---------- Data
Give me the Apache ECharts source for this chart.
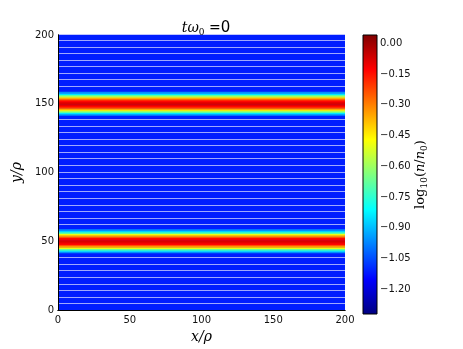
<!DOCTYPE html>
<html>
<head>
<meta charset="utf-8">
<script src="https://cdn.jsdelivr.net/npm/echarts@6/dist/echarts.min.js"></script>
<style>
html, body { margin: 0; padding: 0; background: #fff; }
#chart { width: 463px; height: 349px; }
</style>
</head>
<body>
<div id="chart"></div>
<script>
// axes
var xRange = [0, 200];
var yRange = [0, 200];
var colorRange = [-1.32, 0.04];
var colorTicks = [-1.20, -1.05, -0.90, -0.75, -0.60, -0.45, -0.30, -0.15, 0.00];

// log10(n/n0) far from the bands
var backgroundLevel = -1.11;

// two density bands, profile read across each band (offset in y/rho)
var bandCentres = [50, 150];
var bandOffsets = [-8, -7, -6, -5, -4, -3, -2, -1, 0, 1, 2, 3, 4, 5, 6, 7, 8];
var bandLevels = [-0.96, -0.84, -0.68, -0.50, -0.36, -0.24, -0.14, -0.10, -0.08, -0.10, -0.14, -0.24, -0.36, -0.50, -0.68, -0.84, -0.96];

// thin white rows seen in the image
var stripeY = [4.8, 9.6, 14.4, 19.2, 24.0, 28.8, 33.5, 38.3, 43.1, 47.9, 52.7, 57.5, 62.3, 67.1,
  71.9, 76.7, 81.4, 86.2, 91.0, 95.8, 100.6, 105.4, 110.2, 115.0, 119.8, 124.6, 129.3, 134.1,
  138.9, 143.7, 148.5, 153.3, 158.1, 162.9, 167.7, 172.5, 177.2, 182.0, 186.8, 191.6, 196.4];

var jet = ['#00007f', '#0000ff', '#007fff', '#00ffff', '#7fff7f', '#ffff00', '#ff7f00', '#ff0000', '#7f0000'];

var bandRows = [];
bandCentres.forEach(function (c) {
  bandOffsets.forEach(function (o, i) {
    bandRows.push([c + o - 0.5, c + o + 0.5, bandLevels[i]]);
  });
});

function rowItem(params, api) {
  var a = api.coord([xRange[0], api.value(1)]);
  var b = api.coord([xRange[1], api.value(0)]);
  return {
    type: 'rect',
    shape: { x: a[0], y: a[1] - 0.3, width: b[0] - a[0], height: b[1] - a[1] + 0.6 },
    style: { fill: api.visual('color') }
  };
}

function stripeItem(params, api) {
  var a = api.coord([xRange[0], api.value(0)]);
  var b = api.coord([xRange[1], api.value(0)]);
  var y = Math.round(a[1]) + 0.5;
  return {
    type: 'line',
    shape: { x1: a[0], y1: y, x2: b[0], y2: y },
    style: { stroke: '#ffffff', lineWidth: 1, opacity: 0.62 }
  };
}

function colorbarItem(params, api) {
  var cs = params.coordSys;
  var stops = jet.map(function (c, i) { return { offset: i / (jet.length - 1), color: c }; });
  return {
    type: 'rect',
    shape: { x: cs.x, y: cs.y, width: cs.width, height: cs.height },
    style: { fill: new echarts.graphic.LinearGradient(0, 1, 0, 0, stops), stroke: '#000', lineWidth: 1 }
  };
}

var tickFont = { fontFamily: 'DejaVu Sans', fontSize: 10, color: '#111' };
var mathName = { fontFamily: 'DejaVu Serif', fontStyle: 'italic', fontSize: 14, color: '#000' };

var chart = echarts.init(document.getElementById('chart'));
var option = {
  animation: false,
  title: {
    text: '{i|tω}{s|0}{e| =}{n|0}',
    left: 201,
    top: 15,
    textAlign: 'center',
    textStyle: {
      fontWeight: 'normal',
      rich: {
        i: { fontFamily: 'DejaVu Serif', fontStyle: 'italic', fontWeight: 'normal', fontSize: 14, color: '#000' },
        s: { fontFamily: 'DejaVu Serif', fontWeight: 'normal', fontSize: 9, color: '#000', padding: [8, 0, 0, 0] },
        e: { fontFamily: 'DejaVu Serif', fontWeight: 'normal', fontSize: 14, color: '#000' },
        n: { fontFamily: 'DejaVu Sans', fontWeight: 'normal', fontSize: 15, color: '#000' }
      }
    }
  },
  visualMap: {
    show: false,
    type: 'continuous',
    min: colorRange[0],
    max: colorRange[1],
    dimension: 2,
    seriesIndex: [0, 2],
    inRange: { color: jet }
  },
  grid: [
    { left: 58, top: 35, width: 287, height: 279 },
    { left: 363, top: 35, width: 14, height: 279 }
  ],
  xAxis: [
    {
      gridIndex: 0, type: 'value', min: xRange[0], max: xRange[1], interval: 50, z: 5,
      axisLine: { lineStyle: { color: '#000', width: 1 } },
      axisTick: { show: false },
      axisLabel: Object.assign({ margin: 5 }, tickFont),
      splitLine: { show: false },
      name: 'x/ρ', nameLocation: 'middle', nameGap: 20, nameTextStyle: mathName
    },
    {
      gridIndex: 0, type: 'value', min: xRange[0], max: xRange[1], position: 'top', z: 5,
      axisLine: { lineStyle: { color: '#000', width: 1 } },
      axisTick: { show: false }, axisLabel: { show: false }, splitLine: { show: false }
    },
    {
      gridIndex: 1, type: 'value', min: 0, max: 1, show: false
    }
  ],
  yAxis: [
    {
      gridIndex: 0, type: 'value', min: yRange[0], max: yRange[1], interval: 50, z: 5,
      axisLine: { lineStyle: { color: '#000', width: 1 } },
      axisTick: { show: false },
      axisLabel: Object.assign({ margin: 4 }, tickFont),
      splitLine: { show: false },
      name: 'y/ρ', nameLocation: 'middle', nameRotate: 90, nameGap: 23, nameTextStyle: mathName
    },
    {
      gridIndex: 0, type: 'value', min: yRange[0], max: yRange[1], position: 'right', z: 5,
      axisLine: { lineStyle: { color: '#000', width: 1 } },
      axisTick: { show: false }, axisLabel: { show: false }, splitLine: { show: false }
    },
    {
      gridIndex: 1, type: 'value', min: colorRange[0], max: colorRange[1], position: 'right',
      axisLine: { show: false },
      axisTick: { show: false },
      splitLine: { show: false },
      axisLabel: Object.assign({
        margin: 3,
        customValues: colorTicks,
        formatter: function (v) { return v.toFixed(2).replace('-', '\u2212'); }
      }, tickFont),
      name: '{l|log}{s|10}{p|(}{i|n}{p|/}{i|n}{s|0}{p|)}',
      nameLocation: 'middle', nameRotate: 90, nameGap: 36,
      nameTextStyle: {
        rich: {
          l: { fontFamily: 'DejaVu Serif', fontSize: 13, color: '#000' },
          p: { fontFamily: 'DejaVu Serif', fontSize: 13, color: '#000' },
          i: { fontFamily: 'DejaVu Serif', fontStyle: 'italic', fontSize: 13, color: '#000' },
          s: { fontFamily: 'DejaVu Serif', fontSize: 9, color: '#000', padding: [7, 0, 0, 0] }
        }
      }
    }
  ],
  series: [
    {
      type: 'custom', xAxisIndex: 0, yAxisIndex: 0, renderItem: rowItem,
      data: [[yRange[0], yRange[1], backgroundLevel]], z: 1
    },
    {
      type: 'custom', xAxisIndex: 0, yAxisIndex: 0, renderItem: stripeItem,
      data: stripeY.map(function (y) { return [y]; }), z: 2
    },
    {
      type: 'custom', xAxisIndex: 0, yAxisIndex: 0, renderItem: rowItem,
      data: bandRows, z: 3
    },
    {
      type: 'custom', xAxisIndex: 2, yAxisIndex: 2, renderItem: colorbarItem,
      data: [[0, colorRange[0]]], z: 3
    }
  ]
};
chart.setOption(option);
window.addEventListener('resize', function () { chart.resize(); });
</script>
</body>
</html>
--------------------
• _What the exercise asks_:
Restate the data above exactly, stripping out each image.

• _Task response_:
Give me the Apache ECharts source for this chart.
<!DOCTYPE html>
<html>
<head>
<meta charset="utf-8">
<script src="https://cdn.jsdelivr.net/npm/echarts@6/dist/echarts.min.js"></script>
<style>
html, body { margin: 0; padding: 0; background: #fff; }
#chart { width: 463px; height: 349px; }
</style>
</head>
<body>
<div id="chart"></div>
<script>
// axes
var xRange = [0, 200];
var yRange = [0, 200];
var colorRange = [-1.32, 0.04];
var colorTicks = [-1.20, -1.05, -0.90, -0.75, -0.60, -0.45, -0.30, -0.15, 0.00];

// log10(n/n0) far from the bands
var backgroundLevel = -1.11;

// two density bands, profile read across each band (offset in y/rho)
var bandCentres = [50, 150];
var bandOffsets = [-8, -7, -6, -5, -4, -3, -2, -1, 0, 1, 2, 3, 4, 5, 6, 7, 8];
var bandLevels = [-0.96, -0.84, -0.68, -0.50, -0.36, -0.24, -0.14, -0.10, -0.08, -0.10, -0.14, -0.24, -0.36, -0.50, -0.68, -0.84, -0.96];

// thin white rows seen in the image
var stripeY = [4.8, 9.6, 14.4, 19.2, 24.0, 28.8, 33.5, 38.3, 43.1, 47.9, 52.7, 57.5, 62.3, 67.1,
  71.9, 76.7, 81.4, 86.2, 91.0, 95.8, 100.6, 105.4, 110.2, 115.0, 119.8, 124.6, 129.3, 134.1,
  138.9, 143.7, 148.5, 153.3, 158.1, 162.9, 167.7, 172.5, 177.2, 182.0, 186.8, 191.6, 196.4];

var jet = ['#00007f', '#0000ff', '#007fff', '#00ffff', '#7fff7f', '#ffff00', '#ff7f00', '#ff0000', '#7f0000'];

var bandRows = [];
bandCentres.forEach(function (c) {
  bandOffsets.forEach(function (o, i) {
    bandRows.push([c + o - 0.5, c + o + 0.5, bandLevels[i]]);
  });
});

function rowItem(params, api) {
  var a = api.coord([xRange[0], api.value(1)]);
  var b = api.coord([xRange[1], api.value(0)]);
  return {
    type: 'rect',
    shape: { x: a[0], y: a[1] - 0.3, width: b[0] - a[0], height: b[1] - a[1] + 0.6 },
    style: { fill: api.visual('color') }
  };
}

function stripeItem(params, api) {
  var a = api.coord([xRange[0], api.value(0)]);
  var b = api.coord([xRange[1], api.value(0)]);
  var y = Math.round(a[1]) + 0.5;
  return {
    type: 'line',
    shape: { x1: a[0], y1: y, x2: b[0], y2: y },
    style: { stroke: '#ffffff', lineWidth: 1, opacity: 0.62 }
  };
}

function colorbarItem(params, api) {
  var cs = params.coordSys;
  var stops = jet.map(function (c, i) { return { offset: i / (jet.length - 1), color: c }; });
  return {
    type: 'rect',
    shape: { x: cs.x, y: cs.y, width: cs.width, height: cs.height },
    style: { fill: new echarts.graphic.LinearGradient(0, 1, 0, 0, stops), stroke: '#000', lineWidth: 1 }
  };
}

var tickFont = { fontFamily: 'DejaVu Sans', fontSize: 10, color: '#111' };
var mathName = { fontFamily: 'DejaVu Serif', fontStyle: 'italic', fontSize: 14, color: '#000' };

var chart = echarts.init(document.getElementById('chart'));
var option = {
  animation: false,
  title: {
    text: '{i|tω}{s|0}{e| =}{n|0}',
    left: 201,
    top: 15,
    textAlign: 'center',
    textStyle: {
      fontWeight: 'normal',
      rich: {
        i: { fontFamily: 'DejaVu Serif', fontStyle: 'italic', fontWeight: 'normal', fontSize: 14, color: '#000' },
        s: { fontFamily: 'DejaVu Serif', fontWeight: 'normal', fontSize: 9, color: '#000', padding: [8, 0, 0, 0] },
        e: { fontFamily: 'DejaVu Serif', fontWeight: 'normal', fontSize: 14, color: '#000' },
        n: { fontFamily: 'DejaVu Sans', fontWeight: 'normal', fontSize: 15, color: '#000' }
      }
    }
  },
  visualMap: {
    show: false,
    type: 'continuous',
    min: colorRange[0],
    max: colorRange[1],
    dimension: 2,
    seriesIndex: [0, 2],
    inRange: { color: jet }
  },
  grid: [
    { left: 58, top: 35, width: 287, height: 279 },
    { left: 363, top: 35, width: 14, height: 279 }
  ],
  xAxis: [
    {
      gridIndex: 0, type: 'value', min: xRange[0], max: xRange[1], interval: 50, z: 5,
      axisLine: { lineStyle: { color: '#000', width: 1 } },
      axisTick: { show: false },
      axisLabel: Object.assign({ margin: 5 }, tickFont),
      splitLine: { show: false },
      name: 'x/ρ', nameLocation: 'middle', nameGap: 20, nameTextStyle: mathName
    },
    {
      gridIndex: 0, type: 'value', min: xRange[0], max: xRange[1], position: 'top', z: 5,
      axisLine: { lineStyle: { color: '#000', width: 1 } },
      axisTick: { show: false }, axisLabel: { show: false }, splitLine: { show: false }
    },
    {
      gridIndex: 1, type: 'value', min: 0, max: 1, show: false
    }
  ],
  yAxis: [
    {
      gridIndex: 0, type: 'value', min: yRange[0], max: yRange[1], interval: 50, z: 5,
      axisLine: { lineStyle: { color: '#000', width: 1 } },
      axisTick: { show: false },
      axisLabel: Object.assign({ margin: 4 }, tickFont),
      splitLine: { show: false },
      name: 'y/ρ', nameLocation: 'middle', nameRotate: 90, nameGap: 23, nameTextStyle: mathName
    },
    {
      gridIndex: 0, type: 'value', min: yRange[0], max: yRange[1], position: 'right', z: 5,
      axisLine: { lineStyle: { color: '#000', width: 1 } },
      axisTick: { show: false }, axisLabel: { show: false }, splitLine: { show: false }
    },
    {
      gridIndex: 1, type: 'value', min: colorRange[0], max: colorRange[1], position: 'right',
      axisLine: { show: false },
      axisTick: { show: false },
      splitLine: { show: false },
      axisLabel: Object.assign({
        margin: 3,
        customValues: colorTicks,
        formatter: function (v) { return v.toFixed(2).replace('-', '\u2212'); }
      }, tickFont),
      name: '{l|log}{s|10}{p|(}{i|n}{p|/}{i|n}{s|0}{p|)}',
      nameLocation: 'middle', nameRotate: 90, nameGap: 36,
      nameTextStyle: {
        rich: {
          l: { fontFamily: 'DejaVu Serif', fontSize: 13, color: '#000' },
          p: { fontFamily: 'DejaVu Serif', fontSize: 13, color: '#000' },
          i: { fontFamily: 'DejaVu Serif', fontStyle: 'italic', fontSize: 13, color: '#000' },
          s: { fontFamily: 'DejaVu Serif', fontSize: 9, color: '#000', padding: [7, 0, 0, 0] }
        }
      }
    }
  ],
  series: [
    {
      type: 'custom', xAxisIndex: 0, yAxisIndex: 0, renderItem: rowItem,
      data: [[yRange[0], yRange[1], backgroundLevel]], z: 1
    },
    {
      type: 'custom', xAxisIndex: 0, yAxisIndex: 0, renderItem: stripeItem,
      data: stripeY.map(function (y) { return [y]; }), z: 2
    },
    {
      type: 'custom', xAxisIndex: 0, yAxisIndex: 0, renderItem: rowItem,
      data: bandRows, z: 3
    },
    {
      type: 'custom', xAxisIndex: 2, yAxisIndex: 2, renderItem: colorbarItem,
      data: [[0, colorRange[0]]], z: 3
    }
  ]
};
chart.setOption(option);
window.addEventListener('resize', function () { chart.resize(); });
</script>
</body>
</html>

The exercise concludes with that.